The committee will also be responsible for an educational campaign
and invoking dialogue on the issue which Minister of Foreign Affairs
Fred Mitchell said is in the best interest of the country.
"The government thinks that this is in the best interest of the
country to have research done,” he said during a press conference at the
Ministry of Foreign Affairs Goodman’s Bay Corporate Centre. “What often
happens with these things is as [they] unfold people will tend to
accept that it is the right thing to do.” “As I tried to indicate in as gentle way as I can, those of us who
came up in the 60s and 70s are astounded at how polite a society we have
become on this subject which still resonates throughout all of the
things that we do.”
Reparations is the process of repairing the consequences of crimes
committed and the attempt to reasonably remove debilitating effects of
such crimes upon victims and their descendants.
National Reparation Committees have been established on the islands
of Antigua and Barbuda, Barbados, Guyana, Jamaica, Saint Lucia, St.
Vincent and the Grenadines, Suriname and Trinidad and Tobago. In preparation for a legal claim, each National Reparation Commission
is to gather information pertaining to each claimant state; illustrate
the link between historic discrimination and present day racial
discrimination; outline modern racial discrimination resulting from
slavery in areas of health.
In addition, illustrate the link between, socio-economic deprivation
and social disadvantage, education, living conditions, property and land
ownership, employment participation in public life and migration and
identity policies of the United Kingdom, which have perpetuated the
discriminatory effects of slavery in The Bahamas.
Minster Mitchell said the committee is expected to have a legal claim developed by this June.
Recently, CARICOM leaders unanimously adopted a 10-point plan for
reparations during the first day of heads of government meetings in St.

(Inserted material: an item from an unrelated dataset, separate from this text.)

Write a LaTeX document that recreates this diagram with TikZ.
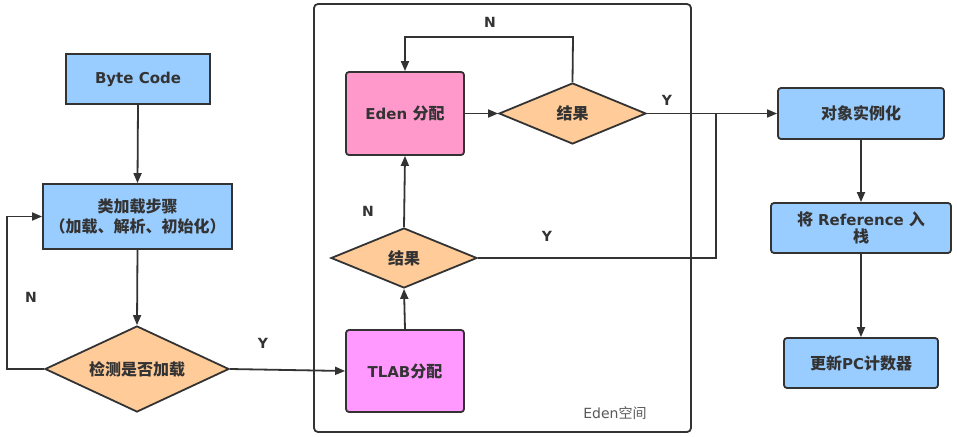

Vincent and the Grenadines.
The 10-point plan includes calling for a formal apology for slavery
and debt cancellation from former colonisers such as Britain, France,
Spain and the Netherlands and reparation payments to repair the
persisting “psychological trauma.”
Former parliamentarians, Alfred Sears and Philip Smith serve as chair and co-chair of the committee.
Additionally, there are 22 committee members who include, Dr. Chris
Curry, Dr. Gail Saunders, Fr. Dacid Cooper, Rev. Williams Higgs, Ms.
Marion Bethel, Rev. Timothy Stewart, Ms. Keisha Ellis, Mr. Pedro Rolle,
Ms. Theresa Moxey-Ingraham, Dr. Niambi Hall-Campbell, Mr. Michael
Symonette, Mr. Michael Stevenson, Ms. Elaine Toote, Ms. Kim
Outten-Stubbs, Dr. Tracy Thompson, Mr. Whitman McKinney, Mr. Elsworth
Johnson, Mr. Bianca Beneby, Ms. Alesha Hart, Mr. Travis Cartwright, Mr. Cecil
Thompson and an attorney from the Office of the Attorney General.
According to Minister Mitchell, the members were chosen because of
their broad expertise and their representation of the Bahamian Society.